Write out each line word for word. Drop pictures.
════════════════════
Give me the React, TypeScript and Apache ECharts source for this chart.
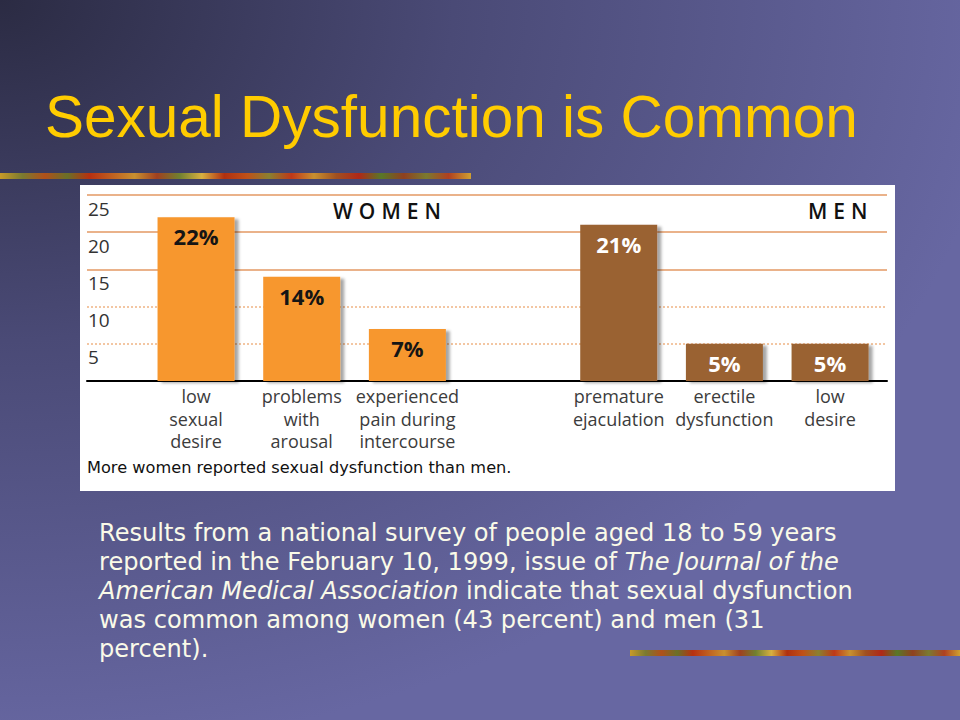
import React, { useEffect, useRef } from "react";
import * as echarts from "echarts";

// ---- data ----
const categories = [
  "low\nsexual\ndesire",
  "problems\nwith\narousal",
  "experienced\npain during\nintercourse",
  "",
  "premature\nejaculation",
  "erectile\ndysfunction",
  "low\ndesire",
];
const womenValues = [22, 14, 7];
const menValues = [21, 5, 5];
const yMax = 25;
const yStep = 5;
const titleText = "Sexual Dysfunction is Common";
const groupLabels = ["WOMEN", "MEN"];
const footnote = "More women reported sexual dysfunction than men.";
const bodyRich =
  "{n|Results from a national survey of people aged 18 to 59 years}\n" +
  "{n|reported in the February 10, 1999, issue of }{i|The Journal of the}\n" +
  "{i|American Medical Association}{n| indicate that sexual dysfunction}\n" +
  "{n|was common among women (43 percent) and men (31}\n" +
  "{n|percent).}";

const WOMEN_COLOR = "#f7972f";
const MEN_COLOR = "#9a6231";

const stripStops = [
  "#c89a28", "#7a7a30", "#b0501a", "#6a7028", "#b83010", "#c06020",
  "#c89030", "#a04020", "#708030", "#d8b040", "#b03010", "#c05018",
  "#8a8030", "#c03818", "#c89030", "#a05020", "#b02818", "#587828",
  "#904020", "#7a7a30", "#b04020", "#d0a030",
];
const stripGradient = () =>
  new echarts.graphic.LinearGradient(
    0, 0, 1, 0,
    stripStops.map((c, i) => ({ offset: i / (stripStops.length - 1), color: c }))
  );

export default function App() {
  const ref = useRef<HTMLDivElement>(null);
  useEffect(() => {
    document.body.style.margin = "0";
    if (!ref.current) return;
    const chart = echarts.init(ref.current, null, { renderer: "svg" });

    const barData: any[] = [
      ...womenValues.map((v) => ({
        value: v,
        itemStyle: { color: WOMEN_COLOR },
        label: { color: "#151515" },
      })),
      "-",
      ...menValues.map((v) => ({
        value: v,
        itemStyle: { color: MEN_COLOR },
        label: { color: "#ffffff" },
      })),
    ];

    const T = "rgba(0,0,0,0)";
    const SOLID = "#eab28a";
    const DOT = "#f3c6a2";

    const option: any = {
      animation: false,
      graphic: [
        {
          type: "rect",
          z: -10,
          shape: { x: 0, y: 0, width: 960, height: 720 },
          style: {
            fill: new echarts.graphic.RadialGradient(0, 0, 1.05, [
              { offset: 0, color: "#2b2b43" },
              { offset: 0.45, color: "#4a4a76" },
              { offset: 1, color: "#6767a2" },
            ]),
          },
        },
        {
          type: "text",
          x: 45,
          y: 116,
          style: {
            text: titleText,
            fill: "#ffcc00",
            font: "58.5px 'Liberation Sans', Arial, sans-serif",
            verticalAlign: "middle",
          },
        },
        {
          type: "rect",
          shape: { x: 0, y: 173, width: 471, height: 6 },
          style: { fill: stripGradient() },
        },
        {
          type: "rect",
          shape: { x: 630, y: 650, width: 330, height: 6 },
          style: { fill: stripGradient() },
        },
        {
          type: "rect",
          z: -5,
          shape: { x: 80, y: 185, width: 815, height: 306 },
          style: { fill: "#ffffff" },
        },
        {
          type: "text",
          x: 333,
          y: 211,
          style: {
            text: groupLabels[0],
            fill: "#111",
            font: "600 21px 'Open Sans', sans-serif",
            verticalAlign: "middle",
          },
        },
        {
          type: "text",
          x: 808,
          y: 211,
          style: {
            text: groupLabels[1],
            fill: "#111",
            font: "600 21px 'Open Sans', sans-serif",
            verticalAlign: "middle",
          },
        },
        {
          type: "text",
          x: 87,
          y: 467,
          style: {
            text: footnote,
            fill: "#111",
            font: "16.2px 'DejaVu Sans', sans-serif",
            verticalAlign: "middle",
          },
        },
        {
          type: "text",
          x: 99,
          y: 518,
          style: {
            text: bodyRich,
            verticalAlign: "top",
            rich: {
              n: {
                fill: "#fafae8",
                fontFamily: "'DejaVu Sans', sans-serif",
                fontSize: 24.1,
                lineHeight: 29,
              },
              i: {
                fill: "#fafae8",
                fontFamily: "'DejaVu Sans', sans-serif",
                fontStyle: "italic",
                fontSize: 24.1,
                lineHeight: 29,
              },
            },
          },
        },
      ],
      grid: [
        { left: 87, right: 73, top: 195, bottom: 339 },
        { left: 143.2, right: 77.1, top: 195, bottom: 339 },
      ],
      xAxis: [
        {
          gridIndex: 0,
          type: "category",
          data: [""],
          axisLine: { show: true, lineStyle: { color: "#000", width: 2 } },
          axisTick: { show: false },
          axisLabel: { show: false },
          splitLine: { show: false },
        },
        {
          gridIndex: 1,
          type: "category",
          data: categories,
          axisLine: { show: false },
          axisTick: { show: false },
          axisLabel: {
            interval: 0,
            margin: 4,
            color: "#3c3c3c",
            fontFamily: "'Open Sans', sans-serif",
            fontSize: 18,
            lineHeight: 22.5,
          },
        },
      ],
      yAxis: [
        {
          gridIndex: 0,
          type: "value",
          min: 0,
          max: yMax,
          interval: yStep,
          axisLine: { show: false },
          axisTick: { show: false },
          axisLabel: {
            inside: true,
            margin: 1,
            color: "#333",
            fontFamily: "'Open Sans', sans-serif",
            fontSize: 19,
            verticalAlign: "top",
            padding: [4, 0, 0, 0],
            formatter: (v: number) => (v === 0 ? "" : String(v)),
          },
          splitLine: {
            show: true,
            lineStyle: { color: [T, T, T, SOLID, SOLID, SOLID], width: 2 },
          },
        },
        {
          gridIndex: 0,
          type: "value",
          min: 0,
          max: yMax,
          interval: yStep,
          axisLine: { show: false },
          axisTick: { show: false },
          axisLabel: { show: false },
          splitLine: {
            show: true,
            lineStyle: { color: [T, DOT, DOT, T, T, T], width: 2, type: "dotted" },
          },
        },
        {
          gridIndex: 1,
          type: "value",
          min: 0,
          max: yMax,
          show: false,
        },
      ],
      series: [
        {
          type: "bar",
          xAxisIndex: 1,
          yAxisIndex: 2,
          barWidth: 77,
          data: barData,
          itemStyle: {
            shadowColor: "rgba(0,0,0,0.35)",
            shadowBlur: 3,
            shadowOffsetX: 4,
            shadowOffsetY: 2,
          },
          label: {
            show: true,
            position: "insideTop",
            distance: 8,
            formatter: "{c}%",
            fontFamily: "'Open Sans', sans-serif",
            fontWeight: "bold",
            fontSize: 22,
          },
          z: 3,
        },
      ],
    };
    chart.setOption(option);

    const spaceLetters = () => {
      const el = ref.current;
      if (!el) return;
      el.querySelectorAll("text").forEach((t) => {
        const s = (t.textContent || "").trim();
        if (groupLabels.includes(s)) t.setAttribute("letter-spacing", "6");
      });
    };
    spaceLetters();
    chart.on("finished", spaceLetters);
    const tm = setTimeout(spaceLetters, 50);

    return () => {
      clearTimeout(tm);
      chart.dispose();
    };
  }, []);
  return <div ref={ref} style={{ width: 960, height: 720 }} />;
}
════════════════════
◆ RESPONSE FOR THIS EXERCISE
Give me the React, TypeScript and Apache ECharts source for this chart.
import React, { useEffect, useRef } from "react";
import * as echarts from "echarts";

// ---- data ----
const categories = [
  "low\nsexual\ndesire",
  "problems\nwith\narousal",
  "experienced\npain during\nintercourse",
  "",
  "premature\nejaculation",
  "erectile\ndysfunction",
  "low\ndesire",
];
const womenValues = [22, 14, 7];
const menValues = [21, 5, 5];
const yMax = 25;
const yStep = 5;
const titleText = "Sexual Dysfunction is Common";
const groupLabels = ["WOMEN", "MEN"];
const footnote = "More women reported sexual dysfunction than men.";
const bodyRich =
  "{n|Results from a national survey of people aged 18 to 59 years}\n" +
  "{n|reported in the February 10, 1999, issue of }{i|The Journal of the}\n" +
  "{i|American Medical Association}{n| indicate that sexual dysfunction}\n" +
  "{n|was common among women (43 percent) and men (31}\n" +
  "{n|percent).}";

const WOMEN_COLOR = "#f7972f";
const MEN_COLOR = "#9a6231";

const stripStops = [
  "#c89a28", "#7a7a30", "#b0501a", "#6a7028", "#b83010", "#c06020",
  "#c89030", "#a04020", "#708030", "#d8b040", "#b03010", "#c05018",
  "#8a8030", "#c03818", "#c89030", "#a05020", "#b02818", "#587828",
  "#904020", "#7a7a30", "#b04020", "#d0a030",
];
const stripGradient = () =>
  new echarts.graphic.LinearGradient(
    0, 0, 1, 0,
    stripStops.map((c, i) => ({ offset: i / (stripStops.length - 1), color: c }))
  );

export default function App() {
  const ref = useRef<HTMLDivElement>(null);
  useEffect(() => {
    document.body.style.margin = "0";
    if (!ref.current) return;
    const chart = echarts.init(ref.current, null, { renderer: "svg" });

    const barData: any[] = [
      ...womenValues.map((v) => ({
        value: v,
        itemStyle: { color: WOMEN_COLOR },
        label: { color: "#151515" },
      })),
      "-",
      ...menValues.map((v) => ({
        value: v,
        itemStyle: { color: MEN_COLOR },
        label: { color: "#ffffff" },
      })),
    ];

    const T = "rgba(0,0,0,0)";
    const SOLID = "#eab28a";
    const DOT = "#f3c6a2";

    const option: any = {
      animation: false,
      graphic: [
        {
          type: "rect",
          z: -10,
          shape: { x: 0, y: 0, width: 960, height: 720 },
          style: {
            fill: new echarts.graphic.RadialGradient(0, 0, 1.05, [
              { offset: 0, color: "#2b2b43" },
              { offset: 0.45, color: "#4a4a76" },
              { offset: 1, color: "#6767a2" },
            ]),
          },
        },
        {
          type: "text",
          x: 45,
          y: 116,
          style: {
            text: titleText,
            fill: "#ffcc00",
            font: "58.5px 'Liberation Sans', Arial, sans-serif",
            verticalAlign: "middle",
          },
        },
        {
          type: "rect",
          shape: { x: 0, y: 173, width: 471, height: 6 },
          style: { fill: stripGradient() },
        },
        {
          type: "rect",
          shape: { x: 630, y: 650, width: 330, height: 6 },
          style: { fill: stripGradient() },
        },
        {
          type: "rect",
          z: -5,
          shape: { x: 80, y: 185, width: 815, height: 306 },
          style: { fill: "#ffffff" },
        },
        {
          type: "text",
          x: 333,
          y: 211,
          style: {
            text: groupLabels[0],
            fill: "#111",
            font: "600 21px 'Open Sans', sans-serif",
            verticalAlign: "middle",
          },
        },
        {
          type: "text",
          x: 808,
          y: 211,
          style: {
            text: groupLabels[1],
            fill: "#111",
            font: "600 21px 'Open Sans', sans-serif",
            verticalAlign: "middle",
          },
        },
        {
          type: "text",
          x: 87,
          y: 467,
          style: {
            text: footnote,
            fill: "#111",
            font: "16.2px 'DejaVu Sans', sans-serif",
            verticalAlign: "middle",
          },
        },
        {
          type: "text",
          x: 99,
          y: 518,
          style: {
            text: bodyRich,
            verticalAlign: "top",
            rich: {
              n: {
                fill: "#fafae8",
                fontFamily: "'DejaVu Sans', sans-serif",
                fontSize: 24.1,
                lineHeight: 29,
              },
              i: {
                fill: "#fafae8",
                fontFamily: "'DejaVu Sans', sans-serif",
                fontStyle: "italic",
                fontSize: 24.1,
                lineHeight: 29,
              },
            },
          },
        },
      ],
      grid: [
        { left: 87, right: 73, top: 195, bottom: 339 },
        { left: 143.2, right: 77.1, top: 195, bottom: 339 },
      ],
      xAxis: [
        {
          gridIndex: 0,
          type: "category",
          data: [""],
          axisLine: { show: true, lineStyle: { color: "#000", width: 2 } },
          axisTick: { show: false },
          axisLabel: { show: false },
          splitLine: { show: false },
        },
        {
          gridIndex: 1,
          type: "category",
          data: categories,
          axisLine: { show: false },
          axisTick: { show: false },
          axisLabel: {
            interval: 0,
            margin: 4,
            color: "#3c3c3c",
            fontFamily: "'Open Sans', sans-serif",
            fontSize: 18,
            lineHeight: 22.5,
          },
        },
      ],
      yAxis: [
        {
          gridIndex: 0,
          type: "value",
          min: 0,
          max: yMax,
          interval: yStep,
          axisLine: { show: false },
          axisTick: { show: false },
          axisLabel: {
            inside: true,
            margin: 1,
            color: "#333",
            fontFamily: "'Open Sans', sans-serif",
            fontSize: 19,
            verticalAlign: "top",
            padding: [4, 0, 0, 0],
            formatter: (v: number) => (v === 0 ? "" : String(v)),
          },
          splitLine: {
            show: true,
            lineStyle: { color: [T, T, T, SOLID, SOLID, SOLID], width: 2 },
          },
        },
        {
          gridIndex: 0,
          type: "value",
          min: 0,
          max: yMax,
          interval: yStep,
          axisLine: { show: false },
          axisTick: { show: false },
          axisLabel: { show: false },
          splitLine: {
            show: true,
            lineStyle: { color: [T, DOT, DOT, T, T, T], width: 2, type: "dotted" },
          },
        },
        {
          gridIndex: 1,
          type: "value",
          min: 0,
          max: yMax,
          show: false,
        },
      ],
      series: [
        {
          type: "bar",
          xAxisIndex: 1,
          yAxisIndex: 2,
          barWidth: 77,
          data: barData,
          itemStyle: {
            shadowColor: "rgba(0,0,0,0.35)",
            shadowBlur: 3,
            shadowOffsetX: 4,
            shadowOffsetY: 2,
          },
          label: {
            show: true,
            position: "insideTop",
            distance: 8,
            formatter: "{c}%",
            fontFamily: "'Open Sans', sans-serif",
            fontWeight: "bold",
            fontSize: 22,
          },
          z: 3,
        },
      ],
    };
    chart.setOption(option);

    const spaceLetters = () => {
      const el = ref.current;
      if (!el) return;
      el.querySelectorAll("text").forEach((t) => {
        const s = (t.textContent || "").trim();
        if (groupLabels.includes(s)) t.setAttribute("letter-spacing", "6");
      });
    };
    spaceLetters();
    chart.on("finished", spaceLetters);
    const tm = setTimeout(spaceLetters, 50);

    return () => {
      clearTimeout(tm);
      chart.dispose();
    };
  }, []);
  return <div ref={ref} style={{ width: 960, height: 720 }} />;
}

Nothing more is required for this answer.